**WHAT IS NEEDED:** Reproduce the lines below exactly, from the one containing "Convert this chart to Chart.js code." through the one containing "const LETTER_SPACING = '1.8px';", both included. Leave out any pictures.

**GIVEN RECORDS:**
***
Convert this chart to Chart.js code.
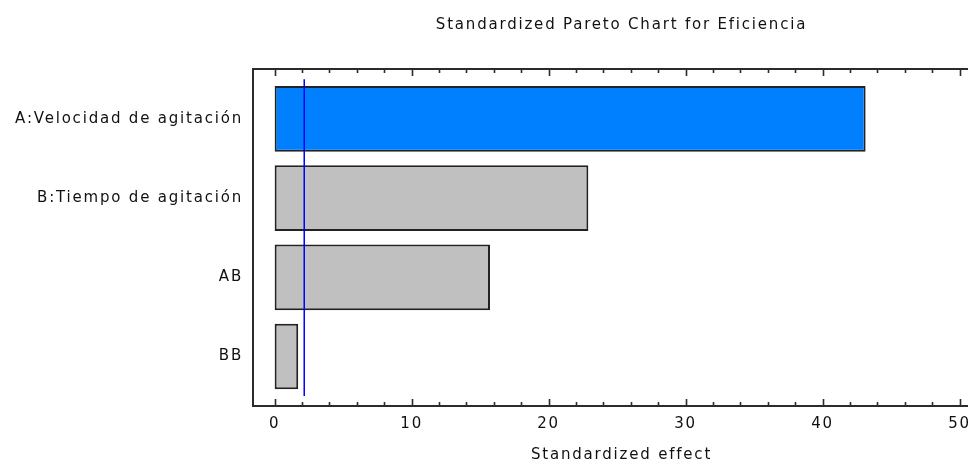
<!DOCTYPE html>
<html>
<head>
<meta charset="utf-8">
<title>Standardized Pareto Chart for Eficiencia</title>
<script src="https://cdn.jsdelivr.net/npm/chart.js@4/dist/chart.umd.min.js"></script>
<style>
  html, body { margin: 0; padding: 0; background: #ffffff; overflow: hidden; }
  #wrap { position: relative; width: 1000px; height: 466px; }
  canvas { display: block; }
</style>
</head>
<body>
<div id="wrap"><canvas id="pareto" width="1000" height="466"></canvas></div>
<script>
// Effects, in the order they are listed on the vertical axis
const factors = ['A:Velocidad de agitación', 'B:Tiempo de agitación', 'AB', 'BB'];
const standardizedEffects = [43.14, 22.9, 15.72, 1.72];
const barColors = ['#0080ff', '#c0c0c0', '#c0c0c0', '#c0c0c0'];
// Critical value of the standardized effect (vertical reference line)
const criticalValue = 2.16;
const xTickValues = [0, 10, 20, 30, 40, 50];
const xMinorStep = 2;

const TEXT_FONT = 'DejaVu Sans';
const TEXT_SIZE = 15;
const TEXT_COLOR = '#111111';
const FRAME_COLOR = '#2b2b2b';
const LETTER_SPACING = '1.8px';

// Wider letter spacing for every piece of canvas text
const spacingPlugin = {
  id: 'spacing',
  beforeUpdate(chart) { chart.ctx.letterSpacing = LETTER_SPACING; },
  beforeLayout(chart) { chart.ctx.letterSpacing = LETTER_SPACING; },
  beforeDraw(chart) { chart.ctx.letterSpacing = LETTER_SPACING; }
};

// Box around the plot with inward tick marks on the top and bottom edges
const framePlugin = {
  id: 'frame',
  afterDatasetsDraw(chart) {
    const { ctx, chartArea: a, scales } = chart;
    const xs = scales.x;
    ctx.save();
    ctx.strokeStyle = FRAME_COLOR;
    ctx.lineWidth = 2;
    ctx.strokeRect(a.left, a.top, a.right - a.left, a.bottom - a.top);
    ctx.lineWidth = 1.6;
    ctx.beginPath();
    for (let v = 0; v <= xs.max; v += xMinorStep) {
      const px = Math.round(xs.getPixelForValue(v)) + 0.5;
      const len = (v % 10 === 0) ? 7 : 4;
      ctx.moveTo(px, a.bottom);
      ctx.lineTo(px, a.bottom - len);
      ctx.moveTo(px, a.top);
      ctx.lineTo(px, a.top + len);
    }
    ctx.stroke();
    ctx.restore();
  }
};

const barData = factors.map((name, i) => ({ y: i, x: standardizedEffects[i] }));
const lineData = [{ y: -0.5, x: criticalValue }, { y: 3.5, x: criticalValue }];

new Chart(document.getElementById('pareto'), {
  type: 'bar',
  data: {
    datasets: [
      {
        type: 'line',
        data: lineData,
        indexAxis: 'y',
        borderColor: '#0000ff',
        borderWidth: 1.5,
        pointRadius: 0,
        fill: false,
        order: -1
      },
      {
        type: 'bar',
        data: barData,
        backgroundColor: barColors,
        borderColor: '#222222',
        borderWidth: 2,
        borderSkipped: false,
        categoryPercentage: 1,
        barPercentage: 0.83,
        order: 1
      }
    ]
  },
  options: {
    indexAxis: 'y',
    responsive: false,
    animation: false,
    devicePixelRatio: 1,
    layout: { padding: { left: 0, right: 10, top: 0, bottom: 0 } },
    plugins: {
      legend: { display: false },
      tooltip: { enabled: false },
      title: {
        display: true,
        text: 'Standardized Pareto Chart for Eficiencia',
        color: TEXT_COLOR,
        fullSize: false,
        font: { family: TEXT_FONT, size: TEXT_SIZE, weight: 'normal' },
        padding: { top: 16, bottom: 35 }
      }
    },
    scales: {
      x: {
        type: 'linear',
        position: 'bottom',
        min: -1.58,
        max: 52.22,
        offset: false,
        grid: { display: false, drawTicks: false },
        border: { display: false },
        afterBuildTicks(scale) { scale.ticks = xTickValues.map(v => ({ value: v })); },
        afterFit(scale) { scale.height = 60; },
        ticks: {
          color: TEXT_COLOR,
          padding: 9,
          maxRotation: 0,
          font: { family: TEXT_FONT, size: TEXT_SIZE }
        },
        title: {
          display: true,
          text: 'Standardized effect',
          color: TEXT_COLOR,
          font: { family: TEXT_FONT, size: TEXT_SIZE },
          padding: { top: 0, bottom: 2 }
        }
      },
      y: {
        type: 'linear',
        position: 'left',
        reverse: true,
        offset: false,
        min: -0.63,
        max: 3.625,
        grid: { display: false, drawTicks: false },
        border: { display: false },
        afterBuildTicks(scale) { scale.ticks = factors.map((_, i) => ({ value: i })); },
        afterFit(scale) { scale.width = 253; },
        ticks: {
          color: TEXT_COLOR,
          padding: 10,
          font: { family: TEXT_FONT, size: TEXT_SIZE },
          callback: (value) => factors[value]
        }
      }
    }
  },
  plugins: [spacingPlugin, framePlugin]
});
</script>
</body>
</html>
***
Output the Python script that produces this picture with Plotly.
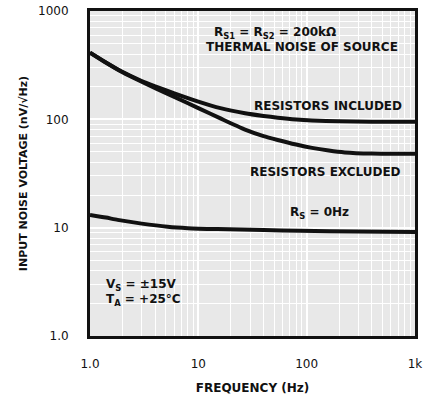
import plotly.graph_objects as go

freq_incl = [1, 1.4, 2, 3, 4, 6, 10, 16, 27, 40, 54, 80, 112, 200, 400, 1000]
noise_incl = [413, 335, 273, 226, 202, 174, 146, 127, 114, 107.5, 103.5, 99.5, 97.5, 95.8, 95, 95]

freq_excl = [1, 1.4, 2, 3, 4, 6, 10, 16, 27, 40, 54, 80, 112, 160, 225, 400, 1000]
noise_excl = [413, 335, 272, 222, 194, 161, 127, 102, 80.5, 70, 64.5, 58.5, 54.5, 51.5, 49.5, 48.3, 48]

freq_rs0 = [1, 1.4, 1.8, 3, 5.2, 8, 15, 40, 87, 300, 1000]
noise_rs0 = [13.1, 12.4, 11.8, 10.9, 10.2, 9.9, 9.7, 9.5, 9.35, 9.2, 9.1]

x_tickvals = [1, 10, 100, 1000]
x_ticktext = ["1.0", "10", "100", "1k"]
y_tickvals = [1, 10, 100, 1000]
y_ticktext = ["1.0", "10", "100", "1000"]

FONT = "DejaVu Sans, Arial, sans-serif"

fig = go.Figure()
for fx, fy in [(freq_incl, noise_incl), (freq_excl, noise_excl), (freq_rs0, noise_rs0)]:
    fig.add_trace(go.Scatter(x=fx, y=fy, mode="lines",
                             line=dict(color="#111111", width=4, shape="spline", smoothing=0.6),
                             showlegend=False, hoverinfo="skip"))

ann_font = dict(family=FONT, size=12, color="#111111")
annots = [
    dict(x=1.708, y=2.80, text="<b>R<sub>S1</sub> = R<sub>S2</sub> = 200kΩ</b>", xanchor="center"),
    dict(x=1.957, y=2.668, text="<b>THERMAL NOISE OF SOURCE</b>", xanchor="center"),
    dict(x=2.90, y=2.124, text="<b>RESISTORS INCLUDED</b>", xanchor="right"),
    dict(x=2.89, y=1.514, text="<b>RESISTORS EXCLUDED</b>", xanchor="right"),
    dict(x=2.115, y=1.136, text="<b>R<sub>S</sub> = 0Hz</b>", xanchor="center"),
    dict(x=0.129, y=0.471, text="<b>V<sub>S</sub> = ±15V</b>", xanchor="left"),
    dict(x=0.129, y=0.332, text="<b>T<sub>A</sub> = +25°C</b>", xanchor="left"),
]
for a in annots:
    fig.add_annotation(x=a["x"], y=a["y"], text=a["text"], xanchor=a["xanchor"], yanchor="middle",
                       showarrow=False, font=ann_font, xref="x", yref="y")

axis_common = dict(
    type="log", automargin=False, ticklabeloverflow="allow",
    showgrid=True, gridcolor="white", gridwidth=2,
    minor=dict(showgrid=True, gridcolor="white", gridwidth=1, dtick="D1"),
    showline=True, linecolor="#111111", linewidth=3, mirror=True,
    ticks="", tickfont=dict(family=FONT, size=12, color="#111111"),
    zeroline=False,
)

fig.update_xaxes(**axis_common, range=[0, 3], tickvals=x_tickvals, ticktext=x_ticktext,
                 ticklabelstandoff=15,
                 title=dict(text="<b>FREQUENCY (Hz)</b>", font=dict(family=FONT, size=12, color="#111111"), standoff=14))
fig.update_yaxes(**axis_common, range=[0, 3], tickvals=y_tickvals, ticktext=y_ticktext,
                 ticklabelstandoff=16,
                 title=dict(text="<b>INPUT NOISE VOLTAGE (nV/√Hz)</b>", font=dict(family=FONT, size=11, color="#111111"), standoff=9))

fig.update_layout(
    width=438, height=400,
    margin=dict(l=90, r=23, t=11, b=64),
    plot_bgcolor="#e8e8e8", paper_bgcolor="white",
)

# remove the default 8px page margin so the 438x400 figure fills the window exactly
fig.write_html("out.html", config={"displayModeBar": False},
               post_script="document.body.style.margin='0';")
***
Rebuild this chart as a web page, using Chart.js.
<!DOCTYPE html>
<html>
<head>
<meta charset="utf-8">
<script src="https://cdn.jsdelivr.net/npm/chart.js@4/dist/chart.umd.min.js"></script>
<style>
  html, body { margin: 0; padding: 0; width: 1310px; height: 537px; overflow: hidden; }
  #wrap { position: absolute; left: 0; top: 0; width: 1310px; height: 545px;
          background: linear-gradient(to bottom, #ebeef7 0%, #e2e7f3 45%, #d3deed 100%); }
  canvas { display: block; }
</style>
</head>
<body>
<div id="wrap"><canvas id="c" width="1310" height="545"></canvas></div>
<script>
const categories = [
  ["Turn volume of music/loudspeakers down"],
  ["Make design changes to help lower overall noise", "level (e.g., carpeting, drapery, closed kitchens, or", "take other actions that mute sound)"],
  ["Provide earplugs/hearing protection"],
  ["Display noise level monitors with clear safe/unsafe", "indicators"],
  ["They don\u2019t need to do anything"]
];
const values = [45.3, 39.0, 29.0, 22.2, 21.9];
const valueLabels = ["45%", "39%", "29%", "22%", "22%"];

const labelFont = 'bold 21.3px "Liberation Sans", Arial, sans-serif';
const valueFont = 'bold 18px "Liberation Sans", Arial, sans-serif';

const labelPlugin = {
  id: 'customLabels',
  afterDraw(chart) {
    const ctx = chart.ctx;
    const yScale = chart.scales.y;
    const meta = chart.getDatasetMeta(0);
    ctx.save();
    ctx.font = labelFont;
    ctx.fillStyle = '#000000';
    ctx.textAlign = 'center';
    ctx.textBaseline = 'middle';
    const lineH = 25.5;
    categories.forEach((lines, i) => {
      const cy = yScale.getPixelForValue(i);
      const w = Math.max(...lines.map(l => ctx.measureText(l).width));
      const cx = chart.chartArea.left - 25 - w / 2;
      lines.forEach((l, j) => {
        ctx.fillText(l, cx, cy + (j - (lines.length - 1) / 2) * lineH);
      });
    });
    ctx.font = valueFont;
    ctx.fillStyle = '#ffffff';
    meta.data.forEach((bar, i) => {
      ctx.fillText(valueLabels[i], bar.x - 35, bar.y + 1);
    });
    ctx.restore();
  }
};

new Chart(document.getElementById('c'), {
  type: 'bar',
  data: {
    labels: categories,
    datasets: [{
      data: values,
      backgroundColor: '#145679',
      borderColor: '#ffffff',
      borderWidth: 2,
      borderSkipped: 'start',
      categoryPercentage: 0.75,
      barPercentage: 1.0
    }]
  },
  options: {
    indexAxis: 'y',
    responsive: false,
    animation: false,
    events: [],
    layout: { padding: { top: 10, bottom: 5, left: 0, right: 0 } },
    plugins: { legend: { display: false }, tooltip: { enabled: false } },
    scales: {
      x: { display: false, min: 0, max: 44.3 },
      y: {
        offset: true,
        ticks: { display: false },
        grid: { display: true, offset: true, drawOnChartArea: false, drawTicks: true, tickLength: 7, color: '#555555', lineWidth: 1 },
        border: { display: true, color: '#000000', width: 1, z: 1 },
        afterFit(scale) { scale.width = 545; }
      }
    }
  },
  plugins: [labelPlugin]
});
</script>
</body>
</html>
***
**CORRECT RESULT:**
Convert this chart to Chart.js code.
<!DOCTYPE html>
<html>
<head>
<meta charset="utf-8">
<title>Standardized Pareto Chart for Eficiencia</title>
<script src="https://cdn.jsdelivr.net/npm/chart.js@4/dist/chart.umd.min.js"></script>
<style>
  html, body { margin: 0; padding: 0; background: #ffffff; overflow: hidden; }
  #wrap { position: relative; width: 1000px; height: 466px; }
  canvas { display: block; }
</style>
</head>
<body>
<div id="wrap"><canvas id="pareto" width="1000" height="466"></canvas></div>
<script>
// Effects, in the order they are listed on the vertical axis
const factors = ['A:Velocidad de agitación', 'B:Tiempo de agitación', 'AB', 'BB'];
const standardizedEffects = [43.14, 22.9, 15.72, 1.72];
const barColors = ['#0080ff', '#c0c0c0', '#c0c0c0', '#c0c0c0'];
// Critical value of the standardized effect (vertical reference line)
const criticalValue = 2.16;
const xTickValues = [0, 10, 20, 30, 40, 50];
const xMinorStep = 2;

const TEXT_FONT = 'DejaVu Sans';
const TEXT_SIZE = 15;
const TEXT_COLOR = '#111111';
const FRAME_COLOR = '#2b2b2b';
const LETTER_SPACING = '1.8px';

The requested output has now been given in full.